Why does COP26 have corporate sponsors?

Multilateral meetings don’t usually require commercial backing; the UN General Assembly meeting in New York every September, for instance, isn’t brought to the world courtesy of Amazon or Walmart. The COP summit, though, has been an exception; previous editions have had sponsors as well. A COP26 spokesperson told the Guardian that the sponsors boost the value of the summit for taxpayers and shrink its financial costs.

The bill for arranging security for delegates, for instance, is expected to run to £250 million, or $343 million, according to Police Scotland. The UK government has not disclosed how much sponsors have paid to attach their brands to the summit, but a study reckoned that companies sponsoring the 2015 Paris climate summit had paid around $17.7 million—barely a tenth of that summit’s costs.

In return for being a COP26 sponsor, companies were promised “unique benefits,” such as UK ministers appearing at their events and space to promote their brands at the “green zone,” the summit’s public-facing exhibition area at the Glasgow Science Centre. This transaction seems to have misled companies to believe that COP26 is a trade fair or a branding exercise rather than an inter-governmental convention. On Sunday (Oct. 17), the Guardian revealed that the sponsors have complained about the “last-minute” way the summit is being organized. A source at one of the sponsors said that ministers were not always available for appearances, and that civil servants are taking “a top-down public sector approach” in planning COP26. Some energy companies, such as Hitachi, are also aggrieved that rival brands are appearing in the summit’s “blue zone,” a UN-managed space for delegates and other accredited people.

Companies are trying to piggyback on COP26

The moral cachet of COP26 is so high—a summit trying to save the world!—that companies are understandably keen to associate themselves with it in any way. Hitachi, for instance, released a “zero carbon” film “powered entirely by cyclists and a solar-powered generator” and narrated by the Oscar-winning director Sam Mendes. Unilever, one of the five biggest producers of polluting plastics according to a 2019 report by a coalition of NGOs, is screening its own film about “action towards a nature positive, net zero world,” as per the COP26 schedule.

Some corporate-backed events at the summit might have even come at the expense of other, more relevant panels, the environmental journalist Gareth Simkins suggested on Twitter. His panel on journalism and climate change was “canned due to lack of venue.” But Reckitt, the British company that sells Dettol, has been given a sponsored slot in the schedule for a hygiene program targeting children—an event with no ostensible connection to climate change.

And although the British government refused to accept sponsorship from fossil fuel companies for COP26, that wasn’t for the companies’ lack of trying.
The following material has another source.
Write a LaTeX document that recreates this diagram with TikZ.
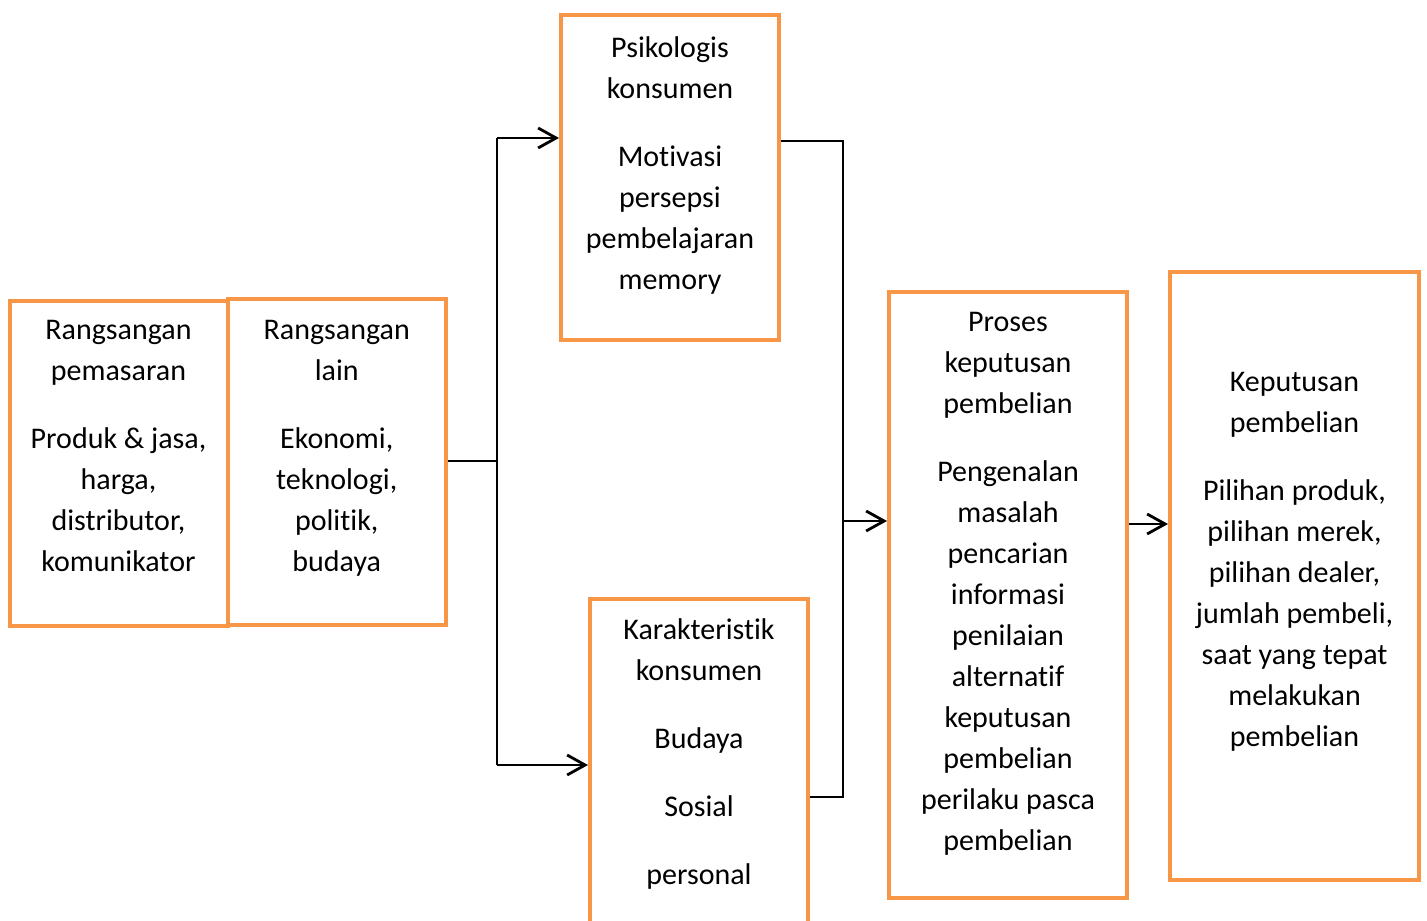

The campaigning group Culture Unstained revealed last year that Equinor, BP, and Shell tried hard to become COP26 partners. “If I was to ask you—ball park—how much money you would like from us, for what, and with what visibility for us, what would you say?” an Equinor representative asked a British government official in a leaked 2019 email (pdf).

Some companies with especially vast carbon footprints and emissions records managed to get on the agenda of a mid-October event in Edinburgh designed carefully to be COP26-adjacent. The event was organized by TED, the conference of “ideas” that, in its roster of celebrities, CEOs, and tech gurus all offering neat, market-driven solutions to global problems, has long been the handmaiden of corporate capitalism. That event’s schedule featured a cement company, an oil giant, and at least one leading venture capitalist. One panel, titled “Decarbonizing fossil fuels,” hosted the CEO of Shell, a company currently lobbying to develop a new oilfield off the UK’s Shetland Islands. His fellow speaker, an activist, accused him of “sitting here giving us this greenwashing” before storming off the stage. It was perhaps the most dramatic signal possible of the kinds of frictions that lie ahead at COP26.